Grande est aussi la confusion entre ethnie et nation et, sur de nombreux points, ces concepts se recoupent effectivement. L’ethnographe Anthony D. Smith, dans une volonté de souligner les rapprochements et distinctions entre ceux-ci, énumère d’abord les caractéristiques de l’ethnie. Des critères comme l’autodéfinition, l’ascendance commune, les mythes, la mémoire, la culture partagée et la solidarité en sont les principaux éléments (Smith 2004 : 18). Il est généralement admis que des groupes identifiés en tant qu’ethnies ou cultures peuvent revendiquer certains droits politiques, souvent moindres cependant que ceux accordés aux nations (Kymlicka 2001).

Quant aux nations, elles peuvent prendre leur origine dans les ethnies qui occupent un territoire historique et ont développé des droits et devoirs pour leurs membres (Smith 2004 : 18). L’identification des groupes autochtones en tant que nations au Canada est une réalité sociologique reconnue par la Commission royale sur les peuples autochtones (Canada 1996).
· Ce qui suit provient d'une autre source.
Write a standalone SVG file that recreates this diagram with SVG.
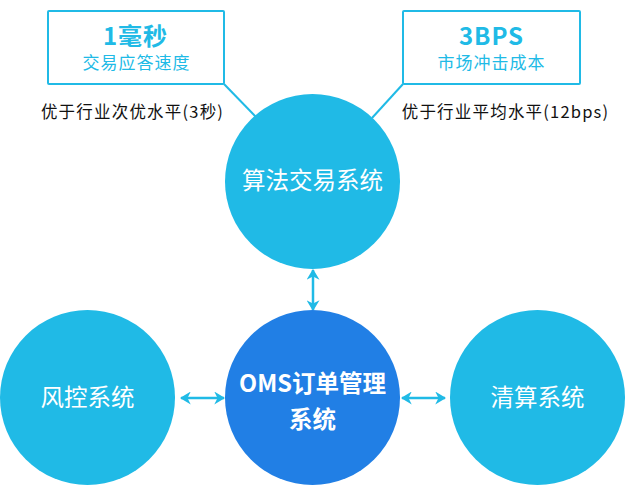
<svg xmlns="http://www.w3.org/2000/svg" width="625" height="492" viewBox="0 0 625 492">
<defs>
<style>
.c{fill:#20BAE6}
.m{fill:#217FE5}
.lbl{font-family:"Noto Sans CJK SC","Noto Sans",sans-serif;fill:#fff;font-size:23.5px;text-anchor:middle}
.b{font-weight:bold}
.box{fill:#fff;stroke:#20BAE6;stroke-width:2}
.t{font-family:"Noto Sans CJK SC","Noto Sans",sans-serif;fill:#20BAE6;text-anchor:middle}
.h{font-size:24px;letter-spacing:1px}
.n{font-family:"Noto Sans CJK SC","Noto Sans",sans-serif;fill:#111;font-size:16.5px;letter-spacing:1.2px;text-anchor:middle}
.ln{stroke:#20BAE6;stroke-width:2;fill:none}
.ar{stroke:#20BAE6;stroke-width:2.5;fill:none}
</style>
<marker id="ah" viewBox="0 0 10 12" refX="9" refY="6" markerWidth="4.4" markerHeight="5.2" orient="auto-start-reverse" markerUnits="strokeWidth">
<path d="M0,0 L10,6 L0,12 L3,6 Z" fill="#20BAE6"/>
</marker>
</defs>
<g id="connectors">
<line class="ln" x1="224" y1="84" x2="256" y2="117"/>
<line class="ln" x1="403" y1="84" x2="372" y2="118"/>
<line class="ar" x1="313" y1="270" x2="313" y2="310" marker-start="url(#ah)" marker-end="url(#ah)"/>
<line class="ar" x1="181" y1="398" x2="224" y2="398" marker-start="url(#ah)" marker-end="url(#ah)"/>
<line class="ar" x1="402" y1="398" x2="445" y2="398" marker-start="url(#ah)" marker-end="url(#ah)"/>
</g>
<g id="box-latency">
<rect class="box" x="48" y="11" width="176" height="73" rx="1"/>
<text class="t b h" x="135.5" y="45">1毫秒</text>
<text class="t" x="136.5" y="69" font-size="17" letter-spacing="1">交易应答速度</text>
<text class="n" x="132.5" y="118">优于行业次优水平(3秒)</text>
</g>
<g id="box-cost">
<rect class="box" x="403" y="11" width="177" height="73" rx="1"/>
<text class="t b h" x="491.5" y="45">3BPS</text>
<text class="t" x="491.5" y="69" font-size="17" letter-spacing="1">市场冲击成本</text>
<text class="n" x="505.5" y="118">优于行业平均水平(12bps)</text>
</g>
<g id="algo">
<circle class="c" cx="312.5" cy="181.5" r="87.5"/>
<text class="lbl" x="312.5" y="189">算法交易系统</text>
</g>
<g id="risk">
<circle class="c" cx="87.5" cy="397.5" r="87.5"/>
<text class="lbl" x="87.5" y="406">风控系统</text>
</g>
<g id="oms">
<circle class="m" cx="312.5" cy="397.5" r="87.5"/>
<text class="lbl b" x="312.5" y="392" font-size="24">OMS订单管理</text>
<text class="lbl b" x="312.5" y="428" font-size="24">系统</text>
</g>
<g id="clearing">
<circle class="c" cx="537.5" cy="397.5" r="87.5"/>
<text class="lbl" x="537.5" y="406">清算系统</text>
</g>
</svg>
Nous savons, de surcroît, que le langage de la nation prend une place importante chez les autochtones au Canada, notamment depuis les années 1970, en tant que stratégie destinée à donner plus de poids aux revendications (Lacasse 2004 : 75), et qu’elle est progressivement intégrée par les penseurs politiques non autochtones sensibles à leur émancipation (Tully 1999 ; Seymour 2008).
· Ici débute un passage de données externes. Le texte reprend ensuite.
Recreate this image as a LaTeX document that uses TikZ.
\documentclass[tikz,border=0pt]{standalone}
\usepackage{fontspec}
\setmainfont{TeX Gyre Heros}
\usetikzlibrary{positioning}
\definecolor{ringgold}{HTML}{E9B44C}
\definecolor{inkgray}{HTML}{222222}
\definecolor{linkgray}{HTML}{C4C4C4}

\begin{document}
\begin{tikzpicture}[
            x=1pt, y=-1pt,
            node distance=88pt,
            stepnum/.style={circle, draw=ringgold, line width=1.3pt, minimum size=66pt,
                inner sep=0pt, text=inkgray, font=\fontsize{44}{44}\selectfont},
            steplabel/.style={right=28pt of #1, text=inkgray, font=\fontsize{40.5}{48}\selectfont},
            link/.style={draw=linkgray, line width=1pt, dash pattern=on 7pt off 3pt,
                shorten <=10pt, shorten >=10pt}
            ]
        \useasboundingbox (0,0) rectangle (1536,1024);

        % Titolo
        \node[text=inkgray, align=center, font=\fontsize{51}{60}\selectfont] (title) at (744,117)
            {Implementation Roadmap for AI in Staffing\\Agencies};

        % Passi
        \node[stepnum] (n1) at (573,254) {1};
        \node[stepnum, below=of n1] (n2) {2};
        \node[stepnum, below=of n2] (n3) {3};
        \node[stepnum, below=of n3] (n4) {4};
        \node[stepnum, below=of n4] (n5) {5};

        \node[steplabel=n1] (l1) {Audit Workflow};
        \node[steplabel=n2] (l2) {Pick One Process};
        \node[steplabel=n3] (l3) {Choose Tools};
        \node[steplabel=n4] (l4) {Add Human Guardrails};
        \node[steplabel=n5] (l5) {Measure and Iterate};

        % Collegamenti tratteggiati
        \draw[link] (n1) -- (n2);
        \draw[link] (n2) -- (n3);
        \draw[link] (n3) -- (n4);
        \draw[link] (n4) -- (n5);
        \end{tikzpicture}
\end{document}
On pourrait cependant arguer que l’analyse des identités des groupes autochtones selon une perspective nationale est réductrice. En effet, malgré l’utilisation du terme « nation » et d’un certain vocabulaire qui y est associé, tel que « droit à l’autodétermination », « souveraineté » et « gouvernement », entre autres, les autochtones s’emploient à mettre en relief le fait que les conceptions autochtones diffèrent de façon importante de celles des non-autochtones et ont évolué de façon indépendante (Turner 2006 ; Tully, 2007 ; Lacasse 2004 : 17). L’utilisation de ce type de vocabulaire associé a priori au nationalisme occidental, très fréquente chez les élites politiques autochtones, est donc constamment nuancée. Cependant, il nous apparaît clair que les aspirations autochtones liées à la liberté politique (Papillon 2006 : 463), à la défense de traits culturels ainsi qu’à un rapport spécifique au territoire sont bel et bien des aspirations nationalistes.
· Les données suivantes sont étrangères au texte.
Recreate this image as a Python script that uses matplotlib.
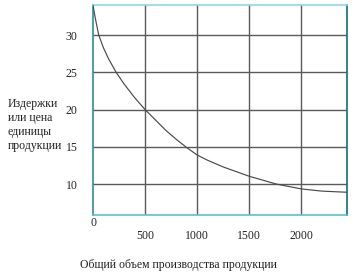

L’utilisation grandissante, notamment au sein du discours politique, du terme « nation » tend, de surcroît, à élargir ce concept, qui ne s’avère plus limité à la seule vision dite occidentale (Clifford 2004 : 158). Cette conception de la nation peut être appréhendée de façon adéquate par une perspective ethnosymboliste, telle que mise de l’avant par Smith, qui rend compte de l’importance d’éléments subjectifs chez des ethnies et des nations en constante mutation. Plus précisément, elle souligne l’importance des mythes, des symboles, des traditions, des valeurs et de la mémoire dans la formation des identités nationales. L’ethnosymbolisme n’exclut pas que les nations se soient formées autour de noyaux ethniques préexistants, et il tient aussi compte de l’évolution vers des éléments politiques plus contemporains, due à l’impact de la modernité, notamment (Özkirimli 2010 : 143-151). On pense ici à des éléments précis comme l’éducation, le recensement et le développement des moyens de communication auxquels on ajoute, dans le cas des autochtones, la colonisation et la sédentarisation, qui favoriseraient une prise de conscience nationale des groupes ethniques préétablis. Cette approche est davantage appropriée puisque les groupes autochtones se réfèrent effectivement à des éléments culturels et ethniques forts. Cependant, malgré une certaine impression de pérennité souvent alimentée par le discours autochtone lui-même, les identités et les caractéristiques politiques de ces groupes ont néanmoins intégré des éléments importants dus à l’influence de la colonisation et des contacts interculturels, devenant de ce fait des créations hybrides et originales.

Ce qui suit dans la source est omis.